The toughest call for the president this holiday season may be whether to join his family for Christmas in Hawaii or stay in lonely Washington.
The White House won’t say whether the president is heading west for the holidays—or even if he’s making an abbreviated appearance.
Jay Carney, the White House press secretary, said Tuesday that Obama “intends to stay and work with Congress to ensure that Americans don’t have their taxes go up.”
Even if there’s no ideal time for a presidential vacation, this one comes at a particularly inopportune time. For weeks, Obama has insisted that lawmakers stay in town to pass the tax extension. Otherwise, as he said earlier this month, “we can all spend Christmas here together.”
Now, with the payroll tax extension compromise unsettled, and members of Congress already back at home, does Obama up and leave, too? Or will the president be forced to spend the holidays at an empty White House with the Yule Log on TV listening to Elvis Presley’s “Blue Christmas?”
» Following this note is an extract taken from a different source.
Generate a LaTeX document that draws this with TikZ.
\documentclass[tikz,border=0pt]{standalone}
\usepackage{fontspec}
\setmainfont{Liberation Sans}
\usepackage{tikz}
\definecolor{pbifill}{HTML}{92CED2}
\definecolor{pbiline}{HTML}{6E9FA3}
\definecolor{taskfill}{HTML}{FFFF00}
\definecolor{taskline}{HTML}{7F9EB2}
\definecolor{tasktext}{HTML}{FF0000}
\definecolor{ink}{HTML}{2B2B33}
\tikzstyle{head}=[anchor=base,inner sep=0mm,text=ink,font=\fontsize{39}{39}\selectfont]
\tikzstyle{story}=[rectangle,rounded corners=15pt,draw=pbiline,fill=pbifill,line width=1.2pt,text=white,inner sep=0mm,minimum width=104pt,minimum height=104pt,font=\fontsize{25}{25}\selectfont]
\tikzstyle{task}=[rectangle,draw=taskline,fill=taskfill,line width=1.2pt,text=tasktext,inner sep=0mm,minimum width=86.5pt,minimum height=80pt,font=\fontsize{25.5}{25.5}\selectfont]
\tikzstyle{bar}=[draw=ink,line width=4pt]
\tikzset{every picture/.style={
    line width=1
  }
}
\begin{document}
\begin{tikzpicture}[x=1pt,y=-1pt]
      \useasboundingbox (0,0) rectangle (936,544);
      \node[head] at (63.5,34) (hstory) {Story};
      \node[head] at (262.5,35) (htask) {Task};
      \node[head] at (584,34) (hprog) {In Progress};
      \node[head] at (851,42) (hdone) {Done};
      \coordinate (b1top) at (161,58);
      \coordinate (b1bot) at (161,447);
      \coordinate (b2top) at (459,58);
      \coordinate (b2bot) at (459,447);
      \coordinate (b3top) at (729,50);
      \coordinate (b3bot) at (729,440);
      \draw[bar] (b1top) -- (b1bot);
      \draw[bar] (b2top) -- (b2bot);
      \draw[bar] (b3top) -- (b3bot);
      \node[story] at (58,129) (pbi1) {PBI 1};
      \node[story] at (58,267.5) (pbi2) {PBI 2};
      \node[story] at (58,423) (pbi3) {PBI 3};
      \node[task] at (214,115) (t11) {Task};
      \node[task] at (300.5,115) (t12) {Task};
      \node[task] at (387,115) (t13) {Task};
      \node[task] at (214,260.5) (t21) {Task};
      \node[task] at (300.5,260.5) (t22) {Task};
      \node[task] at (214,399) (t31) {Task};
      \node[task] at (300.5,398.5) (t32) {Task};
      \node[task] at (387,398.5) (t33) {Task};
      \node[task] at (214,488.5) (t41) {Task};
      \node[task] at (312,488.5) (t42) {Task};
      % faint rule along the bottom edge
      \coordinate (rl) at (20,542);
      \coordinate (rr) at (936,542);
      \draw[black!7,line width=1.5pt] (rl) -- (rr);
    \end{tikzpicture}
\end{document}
“If he stays, he could be seen as the only adult in the room,” said Susan MacManus, a professor of political science at the University of South Florida. “If he leaves, it could hurt him.”
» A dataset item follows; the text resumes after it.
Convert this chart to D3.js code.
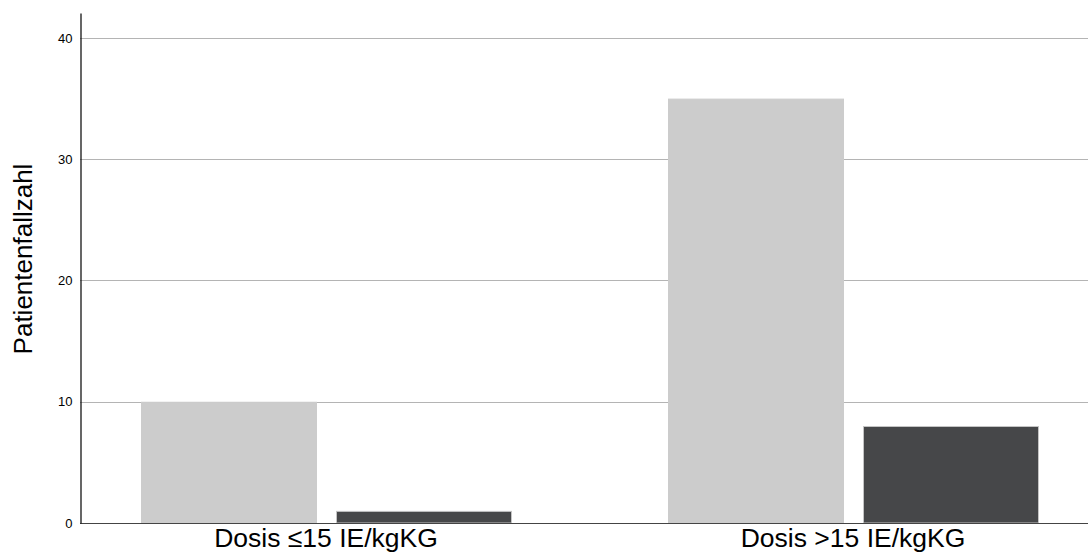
<!DOCTYPE html>
<html>
<head>
<meta charset="utf-8">
<script src="https://cdn.jsdelivr.net/npm/d3@7"></script>
<style>
html,body{margin:0;padding:0;background:#fff;}
svg{display:block;font-family:"Liberation Sans",Arial,sans-serif;}
</style>
</head>
<body>
<svg id="chart" width="1088" height="558"></svg>
<script>
const categories = ["Dosis \u226415 IE/kgKG", "Dosis >15 IE/kgKG"];
const seriesNames = ["A", "B"];
const seriesA = [10, 35];
const seriesB = [1, 8];
const yTicks = [0, 10, 20, 30, 40];
const yTitle = "Patientenfallzahl";
const colors = ["#cccccc", "#464749"];
const strokes = ["#cccccc", "#c4c4c4"];

const svg = d3.select("#chart");
const W = 1088, H = 558;
const x0Left = 80, yBottom = 523, yTop = 13;

const y = d3.scaleLinear().domain([0, 42.06]).range([yBottom, yTop]);
const x0 = d3.scaleBand().domain(categories).range([62.5, 1116.5]).padding(0);
const x1 = d3.scaleBand().domain(seriesNames).range([78.5, 449.5]).paddingInner(19/195).paddingOuter(0);

const data = categories.map((c, i) => ({cat: c, vals: [seriesA[i], seriesB[i]]}));

// gridlines
svg.append("g").selectAll("line").data(yTicks.filter(d => d > 0)).join("line")
  .attr("x1", x0Left).attr("x2", W)
  .attr("y1", d => Math.round(y(d)) + 0.5).attr("y2", d => Math.round(y(d)) + 0.5)
  .attr("stroke", "#b4b4b4").attr("stroke-width", 1);

// bars
const g = svg.append("g").selectAll("g").data(data).join("g")
  .attr("transform", d => `translate(${x0(d.cat)},0)`);
g.selectAll("rect").data(d => d.vals.map((v, j) => ({s: seriesNames[j], v, j}))).join("rect")
  .attr("x", d => x1(d.s) + 0.5)
  .attr("y", d => y(d.v) + 0.5)
  .attr("width", x1.bandwidth() - 1)
  .attr("height", d => yBottom - y(d.v) - 0.5)
  .attr("fill", d => colors[d.j])
  .attr("stroke", d => strokes[d.j])
  .attr("stroke-width", 1);

// baseline
svg.append("line").attr("x1", x0Left).attr("x2", W)
  .attr("y1", yBottom + 0.5).attr("y2", yBottom + 0.5)
  .attr("stroke", "#444444").attr("stroke-width", 1);

// y axis
const yAxis = d3.axisLeft(y).tickValues(yTicks).tickSize(0).tickPadding(8);
const ya = svg.append("g").attr("transform", `translate(${x0Left + 0.5},0)`).call(yAxis);
ya.select(".domain").attr("stroke", "#000").attr("stroke-width", 1.2);
ya.selectAll("text").attr("font-size", 13).attr("fill", "#000")
  .attr("font-family", "'Liberation Sans',Arial,sans-serif");

// x labels
const xAxis = d3.axisBottom(x0).tickSize(0).tickPadding(5);
const xa = svg.append("g").attr("transform", `translate(0,${yBottom})`).call(xAxis);
xa.select(".domain").remove();
xa.selectAll("text").attr("font-size", 26.5).attr("fill", "#000")
  .attr("font-family", "'Liberation Sans',Arial,sans-serif");

// y title
svg.append("text")
  .attr("transform", `translate(32,259) rotate(-90)`)
  .attr("text-anchor", "middle")
  .attr("font-size", 26)
  .attr("fill", "#000")
  .text(yTitle);
</script>
</body>
</html>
The question of whether Obama would stay in Washington was posed to Carney a couple of times during Tuesday’s briefing at the White House.
“Are you saying there’s a scenario that’s possible, on December 25th, where the president wakes up and ‘It’s a Wonderful Life’ is on, and he puts on his Christmas sweater in the White House, and he’s all alone and his family is in Hawaii?” Ed Henry, the senior White House correspondent for Fox News wondered.
“I’m reluctant to say where he’s going to be on which day because I don’t want to make this about him,” Carney responded after jokingly asking Henry if he’s available to spend time with the president on Christmas. “It is a very fluid situation. It’s hard to know what tomorrow is going to look like, what the next day is going to look like, as this saga continues.”
Of course, it’s entirely possible for POTUS to fly out to Hawaii at the end of the week, spend Christmas with his family, then fly back early next week. After all, it’s not like John Boehner and the House Republicans are going to be spending the weekend reciting Twas The Night Before Christmas on the House Floor while waiting up all night for Santa Claus to arrive. Of course, some would criticize the President for the cost of such a short trip to America’s 50th state, but really, only Scrooge would complain about a father wanting to spend Christmas with his family. Frankly, given the fact that the ball is in the House GOP’s court right now and they seem to be bungling this entire affair, I wouldn’t blame the President for just saying “Guys, I’m going on vacation, call me when you’re ready to talk, you know the number.” As I’ve said here numerous times, I find the political games that get played over Presidential recreational and vacation time to be mostly idiotic, so it frankly wouldn’t bother me.
Nonetheless, the political dilemma the White House is in is pretty clear. Right now, though, the President is winning the PR war here and I’m not sure where he spends Christmas is really going to matter to most people.